Want to start living with less plastic? Beth Terry, the blogger behind myplasticfreelife.com and author of Plastic Free: How I Kicked the Plastic Habit and How You Can Too, recommends starting with this experiment: Collect your plastic waste for a week and take stock. Then, focus on tackling your biggest offenders. "It's a really good educational exercise because then you can look at what plastic waste you generated and then you can think: 'What's the first thing that I'm going to eliminate and replace with something else?'" she says.
Here are some other ways to reduce the plastic in your life.
You remembered your reusable grocery bags—go you! Take the next step and ditch the plastic produce bags. Bring multiple cloth or mesh sacks instead.
"After bags, this should be your number two," says Terry. And don't let yourself off the hook when you first start. "If you go, 'Oh, I don't have my mug, I'm not going to have this today,' you learn to wait for things. That's what I had to do!" Forgoing your morning coffee even once or twice is a powerful way to remember to never leave home without it.
Shop at stores that have bulk bins. Bring your own jars and bags for those products. "Buying from bulk bins is a less-plastic way to buy your food, not necessarily a zero-plastic way," explains Terry. "It's less plastic because it's a smaller packaging-to-product ratio. When you're buying smaller sizes, there's more packaging."

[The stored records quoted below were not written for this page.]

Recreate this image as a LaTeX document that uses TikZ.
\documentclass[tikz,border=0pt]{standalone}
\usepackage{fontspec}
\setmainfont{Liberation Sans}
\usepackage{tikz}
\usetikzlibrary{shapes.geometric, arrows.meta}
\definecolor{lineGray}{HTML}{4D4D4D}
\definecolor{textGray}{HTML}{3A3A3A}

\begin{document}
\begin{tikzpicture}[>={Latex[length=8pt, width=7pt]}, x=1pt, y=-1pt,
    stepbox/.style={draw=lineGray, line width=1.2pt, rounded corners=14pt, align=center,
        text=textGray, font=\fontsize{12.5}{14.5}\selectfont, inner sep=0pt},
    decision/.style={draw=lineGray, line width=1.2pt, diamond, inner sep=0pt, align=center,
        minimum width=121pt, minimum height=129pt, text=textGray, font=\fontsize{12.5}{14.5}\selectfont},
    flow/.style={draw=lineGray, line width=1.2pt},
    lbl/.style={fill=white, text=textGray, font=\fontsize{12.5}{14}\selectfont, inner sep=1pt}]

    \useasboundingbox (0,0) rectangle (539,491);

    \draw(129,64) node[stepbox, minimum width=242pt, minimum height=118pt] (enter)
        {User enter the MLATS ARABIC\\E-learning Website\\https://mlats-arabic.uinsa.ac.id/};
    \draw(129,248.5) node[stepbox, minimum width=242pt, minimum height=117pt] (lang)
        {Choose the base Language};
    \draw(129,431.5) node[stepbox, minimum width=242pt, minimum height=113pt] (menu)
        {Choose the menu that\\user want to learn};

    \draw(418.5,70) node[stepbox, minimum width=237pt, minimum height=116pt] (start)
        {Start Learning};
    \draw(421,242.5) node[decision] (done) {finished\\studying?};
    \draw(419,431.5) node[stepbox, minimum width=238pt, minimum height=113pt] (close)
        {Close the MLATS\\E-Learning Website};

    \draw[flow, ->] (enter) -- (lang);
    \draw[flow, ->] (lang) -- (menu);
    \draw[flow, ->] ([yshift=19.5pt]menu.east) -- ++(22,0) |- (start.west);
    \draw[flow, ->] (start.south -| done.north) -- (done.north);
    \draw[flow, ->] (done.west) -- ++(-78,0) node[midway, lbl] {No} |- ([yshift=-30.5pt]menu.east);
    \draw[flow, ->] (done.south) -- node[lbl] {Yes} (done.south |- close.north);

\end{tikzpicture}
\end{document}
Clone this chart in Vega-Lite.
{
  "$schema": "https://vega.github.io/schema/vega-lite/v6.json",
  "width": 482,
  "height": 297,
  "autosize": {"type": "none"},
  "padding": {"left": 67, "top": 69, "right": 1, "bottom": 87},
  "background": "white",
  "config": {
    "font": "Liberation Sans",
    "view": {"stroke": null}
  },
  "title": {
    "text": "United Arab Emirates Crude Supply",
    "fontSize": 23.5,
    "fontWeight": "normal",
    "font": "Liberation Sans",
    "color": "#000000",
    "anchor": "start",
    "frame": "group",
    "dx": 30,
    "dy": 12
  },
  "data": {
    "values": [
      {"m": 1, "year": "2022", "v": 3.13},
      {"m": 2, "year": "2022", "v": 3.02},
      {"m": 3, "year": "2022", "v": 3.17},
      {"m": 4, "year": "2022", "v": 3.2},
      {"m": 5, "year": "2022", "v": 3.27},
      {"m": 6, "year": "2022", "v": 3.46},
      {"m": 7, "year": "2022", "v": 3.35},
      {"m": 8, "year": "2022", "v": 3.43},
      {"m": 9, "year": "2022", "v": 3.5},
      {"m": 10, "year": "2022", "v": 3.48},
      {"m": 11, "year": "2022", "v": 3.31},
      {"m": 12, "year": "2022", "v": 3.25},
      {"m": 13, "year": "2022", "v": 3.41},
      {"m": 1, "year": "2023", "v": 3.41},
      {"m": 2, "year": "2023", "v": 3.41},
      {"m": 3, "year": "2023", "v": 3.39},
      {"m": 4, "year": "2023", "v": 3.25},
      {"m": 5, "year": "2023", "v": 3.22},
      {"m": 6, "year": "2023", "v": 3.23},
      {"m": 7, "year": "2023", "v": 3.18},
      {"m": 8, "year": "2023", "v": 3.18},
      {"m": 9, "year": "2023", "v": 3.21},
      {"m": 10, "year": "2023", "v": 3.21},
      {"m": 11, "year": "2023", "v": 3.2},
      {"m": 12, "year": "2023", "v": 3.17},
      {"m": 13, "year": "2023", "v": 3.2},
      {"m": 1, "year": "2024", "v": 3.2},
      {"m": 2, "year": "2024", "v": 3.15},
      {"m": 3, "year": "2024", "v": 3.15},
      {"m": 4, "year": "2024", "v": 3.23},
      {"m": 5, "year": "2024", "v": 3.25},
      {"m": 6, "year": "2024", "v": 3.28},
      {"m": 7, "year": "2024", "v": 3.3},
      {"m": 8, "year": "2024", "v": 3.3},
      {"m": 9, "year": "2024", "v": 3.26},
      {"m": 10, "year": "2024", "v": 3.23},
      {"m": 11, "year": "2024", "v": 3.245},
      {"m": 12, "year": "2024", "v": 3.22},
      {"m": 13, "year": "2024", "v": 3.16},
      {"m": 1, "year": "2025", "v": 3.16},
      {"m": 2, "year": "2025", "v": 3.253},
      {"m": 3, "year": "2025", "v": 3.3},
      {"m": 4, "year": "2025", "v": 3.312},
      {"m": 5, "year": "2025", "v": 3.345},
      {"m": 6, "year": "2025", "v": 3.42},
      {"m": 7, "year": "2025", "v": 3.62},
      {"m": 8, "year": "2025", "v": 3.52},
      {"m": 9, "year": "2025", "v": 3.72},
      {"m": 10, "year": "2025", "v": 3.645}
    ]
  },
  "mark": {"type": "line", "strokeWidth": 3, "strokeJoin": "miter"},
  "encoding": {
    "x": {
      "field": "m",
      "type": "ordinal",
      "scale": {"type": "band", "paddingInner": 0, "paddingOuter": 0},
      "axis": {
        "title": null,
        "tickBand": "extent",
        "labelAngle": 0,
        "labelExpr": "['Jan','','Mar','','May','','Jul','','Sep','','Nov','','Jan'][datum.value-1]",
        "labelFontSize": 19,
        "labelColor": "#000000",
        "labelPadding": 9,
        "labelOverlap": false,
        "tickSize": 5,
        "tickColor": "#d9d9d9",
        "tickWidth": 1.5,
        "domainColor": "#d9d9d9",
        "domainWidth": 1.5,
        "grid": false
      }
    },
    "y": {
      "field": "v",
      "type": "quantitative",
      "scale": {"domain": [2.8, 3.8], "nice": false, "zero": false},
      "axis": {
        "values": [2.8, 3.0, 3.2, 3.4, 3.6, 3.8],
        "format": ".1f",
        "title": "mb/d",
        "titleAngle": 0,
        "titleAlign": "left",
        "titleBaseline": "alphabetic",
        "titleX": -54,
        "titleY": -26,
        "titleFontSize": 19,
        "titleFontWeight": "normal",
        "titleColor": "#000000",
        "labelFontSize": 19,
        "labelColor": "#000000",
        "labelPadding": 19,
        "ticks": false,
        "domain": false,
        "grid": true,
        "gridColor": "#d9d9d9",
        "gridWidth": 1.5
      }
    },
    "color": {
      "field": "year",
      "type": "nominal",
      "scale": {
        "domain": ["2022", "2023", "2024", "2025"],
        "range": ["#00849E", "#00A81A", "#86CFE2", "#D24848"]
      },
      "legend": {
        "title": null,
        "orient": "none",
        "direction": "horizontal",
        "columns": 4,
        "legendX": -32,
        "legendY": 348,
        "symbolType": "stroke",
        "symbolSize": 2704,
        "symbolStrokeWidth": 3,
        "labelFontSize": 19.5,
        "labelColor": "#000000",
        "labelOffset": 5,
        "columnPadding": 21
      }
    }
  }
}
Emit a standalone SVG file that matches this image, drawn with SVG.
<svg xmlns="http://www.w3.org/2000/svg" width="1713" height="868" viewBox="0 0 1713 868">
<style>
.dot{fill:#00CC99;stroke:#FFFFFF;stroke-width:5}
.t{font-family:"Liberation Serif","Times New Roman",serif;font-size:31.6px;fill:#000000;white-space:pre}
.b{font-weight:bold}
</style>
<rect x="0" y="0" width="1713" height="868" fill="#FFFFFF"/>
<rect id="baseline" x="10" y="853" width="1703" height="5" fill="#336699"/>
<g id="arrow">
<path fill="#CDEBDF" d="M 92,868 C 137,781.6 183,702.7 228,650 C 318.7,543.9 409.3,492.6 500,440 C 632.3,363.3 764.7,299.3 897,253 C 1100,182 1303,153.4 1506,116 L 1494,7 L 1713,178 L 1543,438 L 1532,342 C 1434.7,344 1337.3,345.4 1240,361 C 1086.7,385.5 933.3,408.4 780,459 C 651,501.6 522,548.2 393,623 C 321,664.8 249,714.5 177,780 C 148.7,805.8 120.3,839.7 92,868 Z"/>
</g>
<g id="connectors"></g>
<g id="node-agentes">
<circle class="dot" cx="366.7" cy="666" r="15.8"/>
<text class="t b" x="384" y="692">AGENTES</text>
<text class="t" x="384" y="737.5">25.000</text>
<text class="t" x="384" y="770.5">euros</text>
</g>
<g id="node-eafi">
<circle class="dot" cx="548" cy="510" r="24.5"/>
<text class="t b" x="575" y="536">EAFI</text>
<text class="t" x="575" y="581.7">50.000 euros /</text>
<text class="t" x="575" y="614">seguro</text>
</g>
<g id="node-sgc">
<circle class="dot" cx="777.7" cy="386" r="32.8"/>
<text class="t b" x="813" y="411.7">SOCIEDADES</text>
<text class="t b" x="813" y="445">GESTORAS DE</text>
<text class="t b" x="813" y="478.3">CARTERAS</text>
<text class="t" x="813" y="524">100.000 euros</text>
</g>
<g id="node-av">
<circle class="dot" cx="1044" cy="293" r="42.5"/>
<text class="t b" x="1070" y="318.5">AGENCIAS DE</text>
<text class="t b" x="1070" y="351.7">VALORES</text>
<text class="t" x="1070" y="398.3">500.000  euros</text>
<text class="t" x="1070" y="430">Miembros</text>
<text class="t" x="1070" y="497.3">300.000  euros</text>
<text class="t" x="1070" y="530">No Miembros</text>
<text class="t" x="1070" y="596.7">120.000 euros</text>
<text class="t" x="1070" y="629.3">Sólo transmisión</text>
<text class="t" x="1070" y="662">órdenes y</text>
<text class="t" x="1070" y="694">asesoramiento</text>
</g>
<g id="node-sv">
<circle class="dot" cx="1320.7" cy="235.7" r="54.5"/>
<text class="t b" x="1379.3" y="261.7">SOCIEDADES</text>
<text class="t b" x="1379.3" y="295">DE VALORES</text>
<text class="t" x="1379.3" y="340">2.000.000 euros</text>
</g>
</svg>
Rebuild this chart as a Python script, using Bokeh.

Invest in stainless-steel or glass airtight containers and bring them to the market for items like meat and fish. "I have the butcher put them directly in there instead of in plastic," says Terry. Life Without Plastic sells a line of varying sizes she loves. Use this trick for restaurant leftovers too.
Carry your own wash-and-reuse bamboo set of utensils to avoid plastic silverware when you're eating out. Or bring chopsticks.
Straws routinely end up as a top pollutant found at beach cleanups, so sip smarter: carry one made of stainless steel, paper or bamboo or skip the straw altogether.
Synthetic fabrics, like fleece, shed plastic microfibers in the laundry. Try washing these fabrics in a Guppy Friend; this specially made washing bag catches tiny plastics before they go down the drain.
Did you know that there are companies that make shampoo in bar form, instead of in a plastic bottle? How about deodorants that come in cardboard tubes or glass jars? And, yep, there are even bamboo-based toothbrushes.